En réalité le geste d’Erdogan s’inscrit dans une histoire longue du pays. «Entre 1894 et 1924, trois vagues de violences ont balayé les minorités chrétiennes d'Anatolie. En 1894, les Arméniens, les Assyriens et les Grecs représentaient 20% de la population ; en 1924, ils n'en représentaient plus que 2%». Pour Erdogan, la mosquée devient une arme de guerre, comme l’écrivait le poète turc Ziya Gökalp (1875-1924) : «Les minarets sont nos baïonnettes, les coupoles nos casernes et les croyants nos soldats».  Pour avoir récité publiquement ce vers en 1998, alors qu’il était maire d’Istanbul, Erdogan avait été destitué de sa fonction par l’armée et condamné à quatre mois de prison pour «incitation à la haine religieuse».
Erdogan se proclame l’instrument de la volonté divine et des musulmans (bien au-delà du seul peuple turc) pour personnifier la reconquête de l’islam. D’Ankara à Jérusalem, des Balkans à la Syrie et jusqu’à la Libye, sur tous les anciens territoires de l’empire ottoman. Erdogan déclare : «La Turquie s’est débarrassée d’une honte» et promet de «libérer la mosquée Al-Aqsa» à Jérusalem après avoir «ressuscité Sainte-Sophie» «La résurrection de Sainte-Sophie annonce la libération de la mosquée al-Aqsa, c’est l’indice de la volonté des musulmans du monde entier de sortir de l’interrègne ». 
Aleteia comprend fort bien que la basilique Sainte-Sophie est «rendue à l’islam comme une arme de guerre». Pour Annie Laurent «Ce projet s’inscrit dans une démarche révisionniste entamée alors qu’il était Premier ministre (2003-2014) et amplifiée dès son élection à la tête de l’État, en 2014. Il s’agit d’en finir avec l’héritage kémaliste, trop laïc aux yeux du reïs (chef), en œuvrant à la réislamisation du droit et des mœurs, conformément au programme de sa formation politique, le Parti de la Justice et du Développement (AKP), d’obédience islamiste, avec l’appui de son allié, le Parti de l’Action nationaliste (MHP). Ces paroles s’inscrivent dans un contexte de confrontation entre l’islam et l’univers non musulman. Par son allusion à Jérusalem, le reïs, qui aspire à la restauration du califat dont il se verrait bien titulaire, entend montrer que son pays défend la cause palestinienne» (Annie Laurent - Aleteia - 14 juillet 2020) 
Prière devant sainte Sophie

«Dans ses discours haineux Erdoğan utilise l’expression «Rescapés de l'épée» (kılıç artığı en turc) qui est une insulte courante contre les personnes qui ont survécu aux massacres de chrétiens - principalement les Arméniens, les Grecs et les Assyriens –dans l'ex-Empire ottoman.

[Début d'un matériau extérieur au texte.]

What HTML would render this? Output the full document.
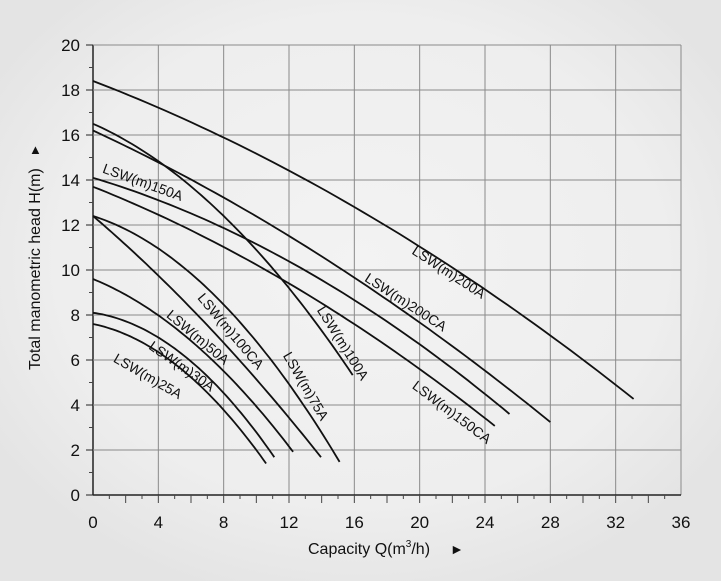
<!DOCTYPE html>
<html><head><meta charset="utf-8"><style>
html,body{margin:0;padding:0;background:#e6e6e6;}
svg{display:block;font-family:"Liberation Sans",sans-serif;}
</style></head><body>
<svg id="s" width="721" height="581" viewBox="0 0 721 581" xmlns="http://www.w3.org/2000/svg">
<defs><radialGradient id="g" cx="0.5" cy="0.45" r="0.6"><stop offset="0" stop-color="#f3f3f3"/><stop offset="0.7" stop-color="#eeeeee"/><stop offset="1" stop-color="#e4e4e4"/></radialGradient></defs>
<rect width="721" height="581" fill="url(#g)"/>
<g id="grid" stroke="#8a8a8a" stroke-width="1"></g>
<g id="curves" fill="none" stroke="#111" stroke-width="1.8"></g>
<g id="labels" font-size="14" fill="#111"></g>
<g id="ticks" font-size="17" fill="#111"></g>
<text x="0" y="0" font-size="16" fill="#111" transform="translate(40,370) rotate(-90)">Total manometric head H(m)</text>
<text x="29" y="154" font-size="13" fill="#111">▲</text>
<text x="308" y="554" font-size="16" fill="#111">Capacity Q(m<tspan font-size="10" dy="-7">3</tspan><tspan dy="7">/h)</tspan></text>
<text x="450" y="554" font-size="14" fill="#111">►</text>
</svg>
<script>
var NS="http://www.w3.org/2000/svg";
function X(q){return 93+q*588/36;}function Y(h){return 495-h*22.5;}
function el(p,t,a,txt){var e=document.createElementNS(NS,t);for(var k in a)e.setAttribute(k,a[k]);if(txt!=null)e.textContent=txt;document.getElementById(p).appendChild(e);return e;}
for(var q=0;q<=36;q+=4){el("grid","line",{x1:X(q),y1:Y(0),x2:X(q),y2:Y(20),stroke:q==0?"#222":"#8a8a8a","stroke-width":q==0?1.5:1});
 el("ticks","text",{x:X(q),y:528,"text-anchor":"middle"},q);}
for(var h=0;h<=20;h+=2){el("grid","line",{x1:X(0),y1:Y(h),x2:X(36),y2:Y(h),stroke:h==0?"#222":"#8a8a8a","stroke-width":h==0?1.5:1});
 el("ticks","text",{x:80,y:Y(h)+6,"text-anchor":"end"},h);
 el("grid","line",{x1:86,y1:Y(h),x2:93,y2:Y(h),stroke:"#222"});}
for(var h=1;h<20;h+=2)el("grid","line",{x1:89,y1:Y(h),x2:93,y2:Y(h),stroke:"#444"});
for(var q=1;q<36;q++)el("grid","line",{x1:X(q),y1:495,x2:X(q),y2:q%2?499:503,stroke:"#444"});
function fit(H0,q1,h1,q2,h2){var d1=H0-h1,d2=H0-h2;var c=(d2/q2-d1/q1)/(q2-q1);var b=d1/q1-c*q1;
 var p="";for(var i=0;i<=60;i++){var q=q2*i/60;var h=H0-b*q-c*q*q;p+=(i?"L":"M")+X(q).toFixed(1)+","+Y(h).toFixed(1);}el("curves","path",{d:p});}
fit(7.6,4,6.35,10.6,1.4);
fit(8.1,4,7.0,11.1,1.68);
fit(9.6,7.3,6,12.25,1.92);
fit(12.4,6.4,8,13.96,1.68);
fit(12.4,8.6,8,15.1,1.47);
fit(16.5,11.6,9.55,15.9,5.33);
fit(16.2,12.7,11.2,28,3.24);
fit(14.1,12.7,10.1,25.5,3.6);
fit(13.7,12.7,9.1,24.6,3.07);
fit(18.4,16,12.8,33.1,4.27);
var L=[["LSW(m)150A",143,182,20],["LSW(m)200A",449,272,33],["LSW(m)200CA",406,302,33],["LSW(m)150CA",452,412,37],
["LSW(m)100A",343,343,58],["LSW(m)75A",306,386,60],["LSW(m)100CA",231,331,50],["LSW(m)50A",198,337,40],["LSW(m)30A",182,366,35],["LSW(m)25A",148,376,30]];
L.forEach(function(l){el("labels","text",{x:0,y:5,"text-anchor":"middle",transform:"translate("+l[1]+","+l[2]+") rotate("+l[3]+")"},l[0]);});
</script>
</body></html>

Elle exprime une fierté : «Oui, nous avons massacré des chrétiens et des non-musulmans et ils le méritaient !»
«Les Arabes s’intéressent de près à tout ce qui se passe en Turquie et sont prompts à y trouver matière à polémiquer», écrit Feras Abou Helal, rédacteur en chef du site qatari Arabi21. «Car la Turquie, et plus encore le président turc, Recep Tayyip Erdogan, offrent un modèle pour beaucoup d’Arabes qui ne trouvent pas d’autre figure qui corresponde à leurs aspirations nationales et religieuses. Il suffit de regarder les réseaux sociaux pour constater les réactions spontanées de large soutien à la décision du président turc» de transformer Sainte-Sophie de musée en mosquée.
Pour Oumma.com c’est le cri du cœur : «Le président turc, et des milliers de ses supporters, militaient pour cette conversion depuis des années. «Ça y est», Sainte-Sophie, est sur le point de redevenir une mosquée».

Selon le sociologue Saïd Bouamama, en France, pour de nombreux jeunes des quartiers populaires, Erdogan est en passe de devenir leur nouvelle idole.